The line containing "29, 29.3, 29]" marks the end: extract everything from the first line of the data through that line, exactly, with no pictures.

**Collected data**
....

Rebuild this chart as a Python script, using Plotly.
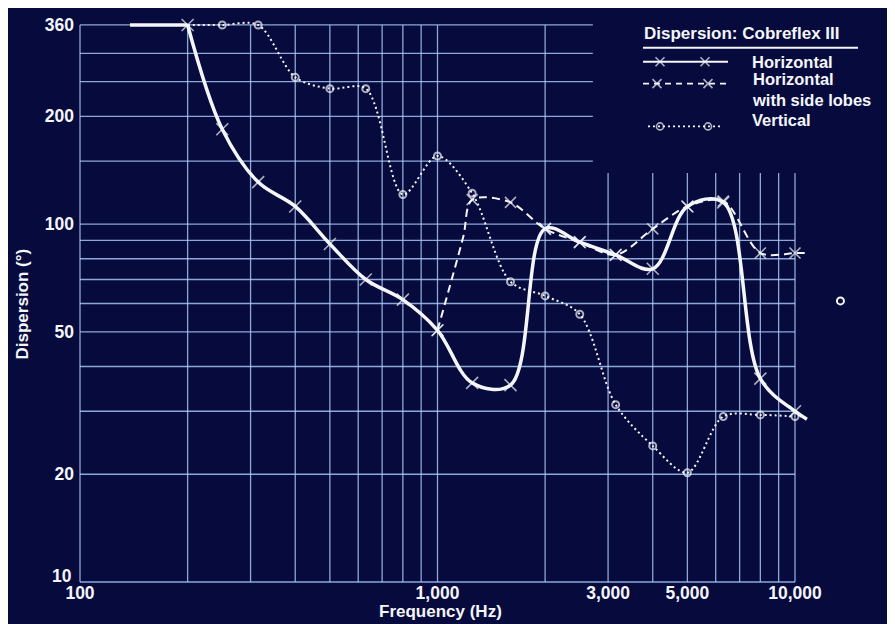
import plotly.graph_objects as go
import math

# ---------------- data ----------------
h_freq = [138, 200, 250, 315, 400, 500, 630, 800, 1000, 1250, 1600, 2000, 2500, 3150, 4000, 5000, 6300, 8000, 10000, 10800]
h_val = [360, 360, 184, 131, 112, 88, 70, 61.5, 50.5, 36, 35.5, 97, 89, 82, 75, 112, 115, 37, 30, 28.5]

s_freq = [1000, 1180, 1250, 1600, 2000, 2500, 3150, 4000, 5000, 6300, 8000, 10000, 10700]
s_val = [50.5, 92, 117, 115, 97, 89, 82, 97, 112, 116, 83, 83, 83]

v_freq = [200, 250, 315, 400, 500, 630, 800, 1000, 1250, 1600, 2000, 2500, 3150, 4000, 5000, 6300, 8000, 10000]
v_val = [360, 360, 360, 257, 239, 239, 121, 155, 122, 69, 63, 56, 31.3, 24, 20.2, 29, 29.3, 29]

stray_freq = [13400]
stray_val = [61]

x_tickvals = [100, 1000, 3000, 5000, 10000]
x_ticktext = ["100", "1,000", "3,000", "5,000", "10,000"]
y_tickvals = [10, 20, 50, 100, 200, 360]
y_ticktext = ["10", "20", "50", "100", "200", "360"]

grid_x = [100, 200, 300, 400, 500, 600, 700, 800, 900, 1000, 2000, 3000, 4000, 5000, 6000, 7000, 8000, 9000, 10000]
grid_y = [10, 20, 30, 40, 50, 60, 70, 80, 90, 100, 150, 200, 250, 300, 360]

legend_labels = ["Horizontal", "Horizontal<br>with side lobes", "Vertical"]
legend_title = "Dispersion: Cobreflex III"
x_title = "Frequency (Hz)"
y_title = "Dispersion (°)"

# ---------------- layout constants (screen pixels; page body adds an 8px offset) ----------------
W, H = 895, 624
OFF = 8
X0PX, X1PX = 80, 795          # 100 Hz and 10 kHz on screen
Y0PX, Y1PX = 582, 22          # 10 and 360 on screen
L_s, R_s, T_s, B_s = 75, 860, 15, 583   # plot area on screen
dec_x = (X1PX - X0PX) / 2.0
dec_y = (Y0PX - Y1PX) / (math.log10(360) - 1)
xr = [2 - (X0PX - L_s) / dec_x, 4 + (R_s - X1PX) / dec_x]
yr = [1 - (B_s - Y0PX) / dec_y, math.log10(360) + (Y1PX - T_s) / dec_y]


def px(sx):
    return (sx - L_s) / (R_s - L_s)


def py(sy):
    return (B_s - sy) / (B_s - T_s)


BG = "#070a3c"
GRID = "rgba(172,208,255,0.80)"
WHITE = "#f4f6fb"
FONT = "Liberation Sans, Arial, sans-serif"

# grid cut-out below the legend
cut_f = 2720      # horizontal lines >=150 end here
cut_top = 139     # vertical lines >=3000 stop here

fig = go.Figure()

# grid (horizontal)
gx, gy = [], []
for v in grid_y:
    gx += [100, cut_f if v >= 150 else 10000, None]
    gy += [v, v, None]
fig.add_trace(go.Scatter(x=gx, y=gy, mode="lines", line=dict(color=GRID, width=1.3),
                         hoverinfo="skip", showlegend=False))
# grid (vertical)
gx, gy = [], []
for f in grid_x:
    gx += [f, f, None]
    gy += [10, cut_top if f >= 3000 else 360, None]
fig.add_trace(go.Scatter(x=gx, y=gy, mode="lines", line=dict(color=GRID, width=1.3),
                         hoverinfo="skip", showlegend=False))

# series: Vertical
v_sizes = [0 if i == 0 else 7 for i in range(len(v_freq))]
fig.add_trace(go.Scatter(x=v_freq, y=v_val, mode="lines+markers", name="Vertical",
                         line=dict(color=WHITE, width=2, dash="2px,3px", shape="spline", smoothing=0.9),
                         marker=dict(symbol="circle-open", size=v_sizes, color=WHITE, line=dict(width=2, color=WHITE)),
                         cliponaxis=False, showlegend=False))
# series: Horizontal with side lobes
s_sizes = [0 if i in (1, len(s_freq) - 1) else 11 for i in range(len(s_freq))]
fig.add_trace(go.Scatter(x=s_freq, y=s_val, mode="lines+markers", name="Horizontal with side lobes",
                         line=dict(color=WHITE, width=2, dash="8px,5px", shape="spline", smoothing=0.9),
                         marker=dict(symbol="x-thin-open", size=s_sizes, color=WHITE, line=dict(width=1.6, color=WHITE)),
                         cliponaxis=False, showlegend=False))
# series: Horizontal (flat lead-in drawn straight, rest as spline)
fig.add_trace(go.Scatter(x=h_freq[:2], y=h_val[:2], mode="lines",
                         line=dict(color=WHITE, width=3.5), hoverinfo="skip", showlegend=False))
h_sizes = [0 if i == len(h_freq) - 2 else 12 for i in range(len(h_freq) - 1)]
fig.add_trace(go.Scatter(x=h_freq[1:], y=h_val[1:], mode="lines+markers", name="Horizontal",
                         line=dict(color=WHITE, width=3.5, shape="spline", smoothing=1.0),
                         marker=dict(symbol="x-thin-open", size=h_sizes, color=WHITE, line=dict(width=1.6, color=WHITE)),
                         cliponaxis=False, showlegend=False))
fig.add_trace(go.Scatter(x=stray_freq, y=stray_val, mode="markers",
                         marker=dict(symbol="circle-open", size=7, color=WHITE, line=dict(width=2, color=WHITE)),
                         cliponaxis=False, showlegend=False, hoverinfo="skip"))

# legend samples (overlay axes in screen-pixel coordinates)
legend_rows = [
    dict(y=59, dash="solid", width=2, sym="x-thin-open", ms=9, xs=[643, 660, 705, 728], ty=59),
    dict(y=81, dash="6px,5px", width=1.8, sym="x-thin-open", ms=9, xs=[643, 657, 708, 728], ty=87),
    dict(y=124, dash="2px,3px", width=1.8, sym="circle-open", ms=7, xs=[648, 660, 708, 722], ty=118),
]
for row, lab in zip(legend_rows, legend_labels):
    fig.add_trace(go.Scatter(x=row["xs"], y=[row["y"]] * 4, xaxis="x2", yaxis="y2",
                             mode="lines+markers",
                             line=dict(color=WHITE, width=row["width"], dash=row["dash"]),
                             marker=dict(symbol=row["sym"], size=[0, row["ms"], row["ms"], 0],
                                         color=WHITE, line=dict(width=1.6, color=WHITE)),
                             hoverinfo="skip", showlegend=False))
    fig.add_annotation(x=px(750), y=py(row["ty"]), xref="paper", yref="paper", text=lab, showarrow=False,
                       xanchor="left", yanchor="middle", align="left",
                       font=dict(family=FONT, size=16.5, color=WHITE, weight="bold"))

fig.add_annotation(x=px(642), y=py(31), xref="paper", yref="paper", text=legend_title, showarrow=False,
                   xanchor="left", yanchor="middle",
                   font=dict(family=FONT, size=17, color=WHITE, weight="bold"))
fig.add_shape(type="line", xref="paper", yref="paper", x0=px(643), x1=px(858), y0=py(45), y1=py(45),
              line=dict(color=WHITE, width=2))

# axis titles
fig.add_annotation(x=px(440), y=py(612), xref="paper", yref="paper", text=x_title, showarrow=False,
                   xanchor="center", yanchor="middle",
                   font=dict(family=FONT, size=17, color=WHITE, weight="bold"))
fig.add_annotation(x=px(22), y=py(303), xref="paper", yref="paper", text=y_title, showarrow=False,
                   textangle=-90, xanchor="center", yanchor="middle",
                   font=dict(family=FONT, size=17, color=WHITE, weight="bold"))

# the lowest y label sits a little above its line (clear of the "100" x label)
fig.add_annotation(x=px(74), y=py(576), xref="paper", yref="paper", text=y_ticktext[0], showarrow=False,
                   xanchor="right", yanchor="middle",
                   font=dict(family=FONT, size=17.5, color=WHITE, weight="bold"))

fig.update_layout(
    width=W, height=H,
    margin=dict(l=L_s - OFF, r=W - (R_s - OFF), t=T_s - OFF, b=H - (B_s - OFF)),
    paper_bgcolor=BG, plot_bgcolor=BG,
    font=dict(family=FONT, color=WHITE),
    xaxis=dict(type="log", range=xr, showgrid=False, zeroline=False, showline=False,
               tickvals=x_tickvals, ticktext=x_ticktext, ticks="", ticklabelstandoff=-3,
               tickfont=dict(family=FONT, size=17.5, color=WHITE, weight="bold")),
    yaxis=dict(type="log", range=yr, showgrid=False, zeroline=False, showline=False,
               tickvals=y_tickvals[1:], ticktext=y_ticktext[1:], ticks="",
               tickfont=dict(family=FONT, size=17.5, color=WHITE, weight="bold")),
    xaxis2=dict(overlaying="x", range=[L_s, R_s], visible=False, showgrid=False),
    yaxis2=dict(overlaying="y", range=[B_s, T_s], visible=False, showgrid=False),
    showlegend=False,
)

fig.write_html("out.html")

....

**Exercise response**
Rebuild this chart as a Python script, using Plotly.
import plotly.graph_objects as go
import math

# ---------------- data ----------------
h_freq = [138, 200, 250, 315, 400, 500, 630, 800, 1000, 1250, 1600, 2000, 2500, 3150, 4000, 5000, 6300, 8000, 10000, 10800]
h_val = [360, 360, 184, 131, 112, 88, 70, 61.5, 50.5, 36, 35.5, 97, 89, 82, 75, 112, 115, 37, 30, 28.5]

s_freq = [1000, 1180, 1250, 1600, 2000, 2500, 3150, 4000, 5000, 6300, 8000, 10000, 10700]
s_val = [50.5, 92, 117, 115, 97, 89, 82, 97, 112, 116, 83, 83, 83]

v_freq = [200, 250, 315, 400, 500, 630, 800, 1000, 1250, 1600, 2000, 2500, 3150, 4000, 5000, 6300, 8000, 10000]
v_val = [360, 360, 360, 257, 239, 239, 121, 155, 122, 69, 63, 56, 31.3, 24, 20.2, 29, 29.3, 29]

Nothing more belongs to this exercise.